The Gay Writers Who Changed America

by Christopher Bram

Pub Date: Feb. 2nd, 2012
ISBN: 978-0-446-56313-0
Publisher: Twelve

Novelist and Guggenheim Fellow Bram (Exiles in America, 2006, etc.) charts the emergence of gay writers, decade by decade, from the mostly-closeted 1940s to the whole-house present.

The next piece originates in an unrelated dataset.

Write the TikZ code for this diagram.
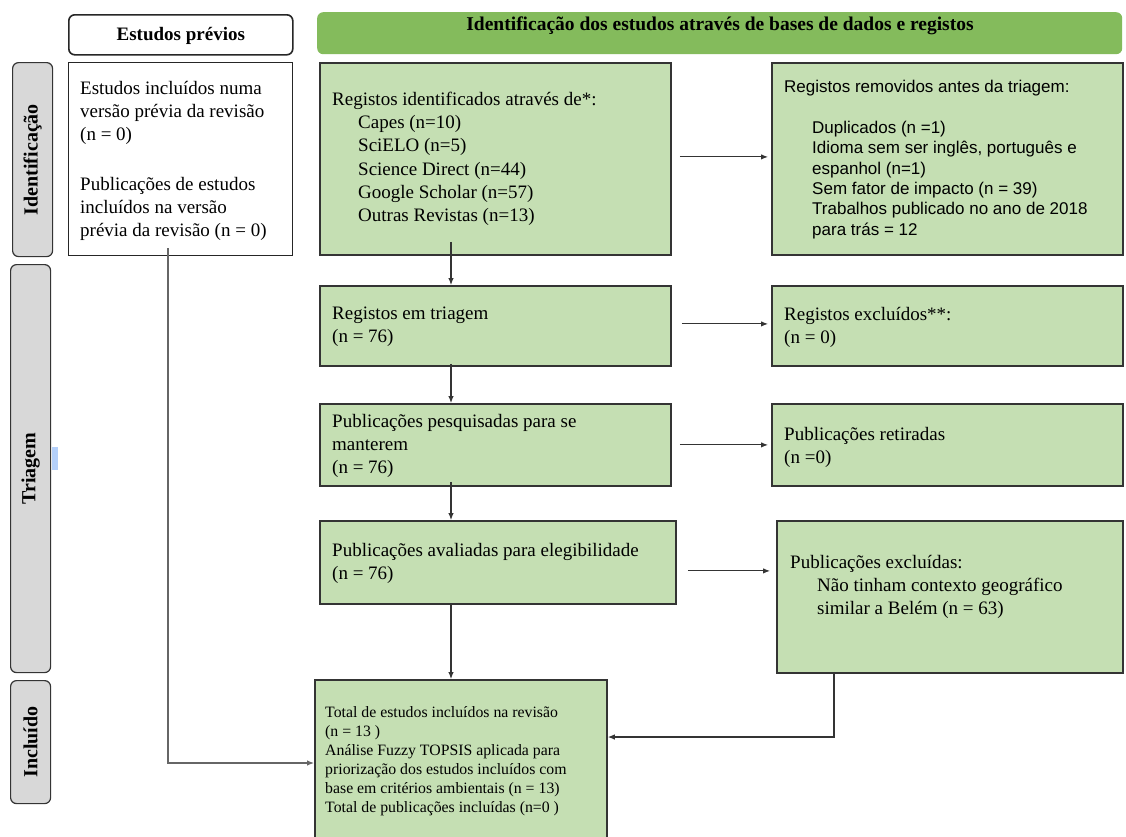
\documentclass[tikz,border=0pt]{standalone}
\usepackage{fontspec}
\setmainfont{Liberation Serif}
\setsansfont{Liberation Sans}
\usetikzlibrary{arrows.meta,calc}
\definecolor{boxgreen}{HTML}{C5DFB3}
\definecolor{hdrgreen}{HTML}{84BB5C}
\definecolor{sidegray}{HTML}{D8D8D8}
\definecolor{edge}{HTML}{343434}
\definecolor{selblue}{HTML}{B4D0FA}
\begin{document}
\begin{tikzpicture}[x=1pt,y=-1pt,
  gbox/.style={draw=edge,line width=1.8pt,fill=boxgreen,inner sep=0,anchor=north west},
  wbox/.style={draw=black!85,line width=1.3pt,fill=white,inner sep=0,anchor=north west},
  side/.style={draw=edge,line width=1.2pt,fill=sidegray,rounded corners=6pt,inner sep=0,anchor=north west},
  sidelabel/.style={rotate=90,font=\fontsize{20}{22}\selectfont\bfseries},
  txt/.style={anchor=north west,inner sep=0,align=left,font=\fontsize{19}{23.2}\selectfont},
  stxt/.style={anchor=north west,inner sep=0,align=left,font=\sffamily\fontsize{17}{20.4}\selectfont},
  arr/.style={draw=edge,line width=1.1pt,-{Latex[length=7pt,width=5.5pt]}},
]
\useasboundingbox (0,0) rectangle (1126,836);
\fill[white] (0,0) rectangle (1126,836);

% column headers
\node[wbox,rounded corners=6pt,line width=1.6pt,minimum width=224pt,minimum height=40pt] (prevhead) at (68,14) {};
\node[font=\fontsize{19}{21}\selectfont\bfseries] (prevheadtxt) at ($(prevhead.center)+(0,1)$) {Estudos prévios};
\node[fill=hdrgreen,rounded corners=6pt,inner sep=0,anchor=north west,minimum width=805pt,minimum height=42pt] (header) at (317,12) {};
\node[font=\fontsize{19.5}{21}\selectfont\bfseries] (headertxt) at (720,26) {Identificação dos estudos através de bases de dados e registos};

% phase labels
\node[side,minimum width=40pt,minimum height=194pt] (sideid) at (12,62) {};
\node[sidelabel] (sideidtxt) at (sideid.center) {Identificação};
\node[side,minimum width=40pt,minimum height=408pt] (sidetri) at (10,264) {};
\node[sidelabel] (sidetritxt) at (sidetri.center) {Triagem};
\node[side,minimum width=40pt,minimum height=123pt] (sideinc) at (10,680) {};
\node[sidelabel] (sideinctxt) at (sideinc.center) {Incluído};
\fill[selblue] (52,447) rectangle (58,470);

% previous studies
\node[wbox,minimum width=224pt,minimum height=193pt] (prev) at (68,62) {};
\node[txt] (prevtxt) at (80,81) {Estudos incluídos numa\\versão prévia da revisão\\(n = 0)\\[26pt]Publicações de estudos\\incluídos na versão\\prévia da revisão (n = 0)};

% identification
\node[gbox,minimum width=351pt,minimum height=192pt] (reg) at (319,62) {};
\node[txt] (regtxt) at (332,92) {Registos identificados através de*:\\
\hspace*{26pt}Capes (n=10)\\
\hspace*{26pt}SciELO (n=5)\\
\hspace*{26pt}Science Direct (n=44)\\
\hspace*{26pt}Google Scholar (n=57)\\
\hspace*{26pt}Outras Revistas (n=13)};
\node[gbox,minimum width=351pt,minimum height=192pt] (rem) at (771,62) {};
\node[stxt] (remtxt) at (784,80) {Registos removidos antes da triagem:\\[20.4pt]
\hspace*{28pt}Duplicados (n =1)\\
\hspace*{28pt}Idioma sem ser inglês, português e\\
\hspace*{28pt}espanhol (n=1)\\
\hspace*{28pt}Sem fator de impacto (n = 39)\\
\hspace*{28pt}Trabalhos publicado no ano de 2018\\
\hspace*{28pt}para trás = 12};

% screening
\node[gbox,minimum width=351pt,minimum height=80pt] (tri) at (319,285) {};
\node[txt] (tritxt) at (332,307) {Registos em triagem\\(n = 76)};
\node[gbox,minimum width=351pt,minimum height=80pt] (exc) at (771,285) {};
\node[txt] (exctxt) at (784,307) {Registos excluídos**:\\(n = 0)};
\node[gbox,minimum width=351pt,minimum height=82pt] (pesq) at (319,403) {};
\node[txt] (pesqtxt) at (332,414) {Publicações pesquisadas para se\\manterem\\(n = 76)};
\node[gbox,minimum width=351pt,minimum height=82pt] (ret) at (771,403) {};
\node[txt] (rettxt) at (784,427) {Publicações retiradas\\(n =0)};
\node[gbox,minimum width=356pt,minimum height=83pt] (aval) at (319,520) {};
\node[txt] (avaltxt) at (332,543) {Publicações avaliadas para elegibilidade\\(n = 76)};
\node[gbox,minimum width=346pt,minimum height=152pt] (pexc) at (776,520) {};
\node[txt] (pexctxt) at (790,555) {Publicações excluídas:\\
\hspace*{27pt}Não tinham contexto geográfico\\
\hspace*{27pt}similar a Belém (n = 63)};

% included
\node[gbox,minimum width=292pt,minimum height=162pt] (incl) at (314,679) {};
\node[txt,font=\fontsize{15.8}{19}\selectfont] (incltxt) at (325,706) {Total de estudos incluídos na revisão\\
(n = 13 )\\
Análise Fuzzy TOPSIS aplicada para\\
priorização dos estudos incluídos com\\
base em critérios ambientais (n = 13)\\
Total de publicações incluídas (n=0 )};

% connectors
\draw[arr] ($(reg.east)+(8,-2)$) -- ($(rem.west)+(-3,-2)$);
\draw[arr] ($(tri.east)+(10,-2)$) -- ($(exc.west)+(-3,-2)$);
\draw[arr] ($(pesq.east)+(8,0)$) -- ($(ret.west)+(-3,0)$);
\draw[arr] ($(aval.east)+(11,8.5)$) -- ($(pexc.west)+(-6,-26)$);
\draw[arr] ($(reg.south west)+(132,-14)$) -- ($(tri.north west)+(132,0)$);
\draw[arr] ($(tri.south west)+(132,-3)$) -- ($(pesq.north west)+(132,0)$);
\draw[arr] ($(pesq.south west)+(132,-5)$) -- ($(aval.north west)+(132,0)$);
\draw[arr] ($(aval.south west)+(132,0)$) -- ($(incl.north west)+(137,0)$);
\draw[arr] ($(pexc.south west)+(58,-2)$) |- ($(incl.north east)+(0,58)$);
\draw[arr,draw=black!60] ($(prev.south west)+(100,-8)$) |- ($(incl.north west)+(0,84)$);
\end{tikzpicture}
\end{document}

The author, gay himself, does not say much about his own career here—just a couple of modest asides—but he does pay homage to those he considers the godfathers of gay writing, including Tennessee Williams, Truman Capote, James Baldwin and the “fairy godfather,” Gore Vidal, to whom Bram returns continually throughout. The author also slams those critics who could not see the literary merit of stories with gay characters and behavior—principally Stanley Kauffmann, Stanley Edgar Hyman and Midge Decter, though Bram points out that writers from Norman Mailer to Andrew Sullivan have at times had “issues.” Bram follows the careers of the godfathers, but he also looks at other important novelists, poets and playwrights, including Christopher Isherwood, Allen Ginsberg, Edward Albee, James Merrill, Frank O’Hara, Edmund White, Larry Kramer, Tony Kushner, Mark Doty, David Leavitt, Michael Cunningham and many others. Often he pauses for plot summary, analysis and judgment. The author also points out writers he believes have not received sufficient attention, among them Paul Russell, Mark Merlis and Henry Rios. Bram pauses occasionally to rehearse key events in gay cultural history—the Howl obscenity trial, the Stonewall riots, the televised 1968 clash between William F. Buckley Jr., and Vidal, Anita Bryant’s anti-gay crusade, the devastating effects of the AIDS crisis in the ’80s and beyond. Bram also flashes some attitude here and there, and not just toward the enemies of gay writers. He sometimes chides Vidal, shines a harsh light on Capote and calls Edmund White’s novel Caracole “a complete dud.”

An educative mixture of analysis, celebration, description, disappointment, disdain and, finally, love.